Brilliant deduction and a standard-issue firearm aren’t much use against super-villains and giant carnivorous vines though, so it’s a good thing Batgirl and Catwoman have both independently tracked Harley and Ivy. With action amped to maximum, good girls and bad girls clash yet again, and sides are finally drawn for the climactic conclusion, with frustrated cop and masked vigilante hero united at last and resolved to end the chaos in ‘Bat Attitude’.

Of course, that means not just Catwoman, Poison Ivy and Harley Quinn are going to jail…

A superbly riotous rollercoaster ride for kids of all ages, each chapter also deftly explores the interior life, history and motivations of successive stars – offering canny character building and definition most mature-reading tales would be proud to deliver.

Coloured by Patricia Mulvihill, lettered by Phil Felix and with additional layouts by Rick Burchett and Brad Rader, this classy, classically cops ‘n’ robbers riot plays very much like a 1940s movie chapter-play – albeit with outrageous gags, biting dialogue and a blend of black humour and bombastic action. A frantic, frenetic hoot, this is an absolute delight, well worth the price of admission and an irresistible treasure to be enjoyed over and over again.
© 2002, 2020 DC Comics. All Rights Reserved.

Wallace & Gromit in A Grand Day Out


By Nick Park, illustrated by David Lopez (Egmont)
ISBN: 978-1-40524-532-6 (HB) 978-0-56338-008-5 (PB)

No matter how old you get, there are always new experiences to enjoy and endure. Here I am, in my personal end of days, gearing up for my first ever digital Yule season. With that in mind, I’ll be thinking of appropriate reading matter that we should all start sorting out now...

Hard though it is to believe, Wallace and Gromit have been delighting us for over thirty years and this delightful commemorative edition celebrated the fact in fine style by coming full circle. According to Nick Park’s informative Foreword the ingenious, quintessentially English cheese-loving duo were originally conceived as an art school graphic novel, before the Plasticene lure of movement and sound diverted the concept to the world of animation.

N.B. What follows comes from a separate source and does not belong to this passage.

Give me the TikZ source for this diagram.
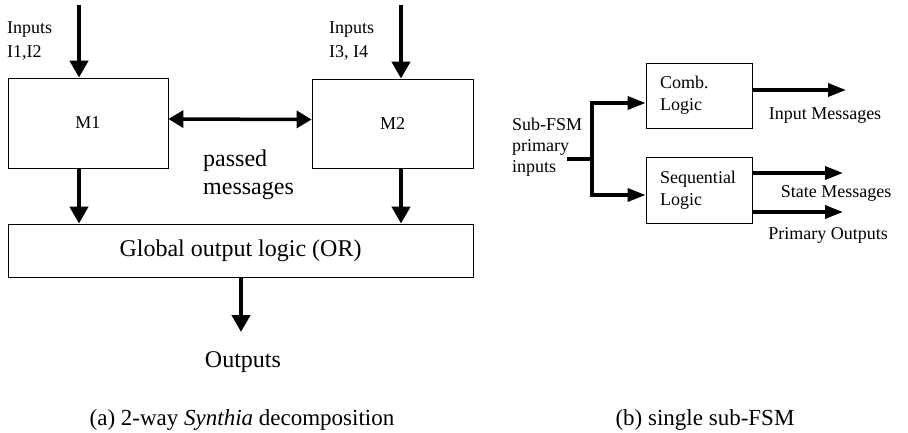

David Lopez sensitively adapts with a soft, water-coloured grace the classic tale of an ingenious man and his dog on an epic hunt for cheese that leads them to the moon and a unique confrontation with the dreamy robot that guards its edible treasures.

Lovingly rendered, perfectly timed, the skilful blend of low comedy and whimsy is just as memorable in two dimensions as four, and this book is going to make a lot of kids – of all ages – wonderfully happy.

Is it ever too soon to start recommending what to buy for Christmas? If not then consider this a “must have”…
© and ™ Aardman Animations Ltd. 2009

Batman: The Brave and the Bold volume 1


By Matt Wayne, J. Torres, Andy Suriano, Phil Moy, Carlo Barberi, Dan Davis & Terry Beatty (DC Comics)
ISBN: 978-1-4012-2650-3 (TPB)

The Brave and the Bold began in 1955 as an anthology adventure comic featuring short complete tales about a variety of period heroes: a format which mirrored that era’s filmic fascination with historical dramas. Devised and written by Bob Kanigher, issue #1 led with Roman epic Golden Gladiator, medieval mystery-man The Silent Knight and Joe Kubert’s now-legendary Viking Prince. Soon, the Gladiator was increasingly alternated with Robin Hood, but the manly adventure theme carried the title until the end of the decade when the burgeoning costumed character revival saw B&B transform into a try-out vehicle in the manner of Showcase.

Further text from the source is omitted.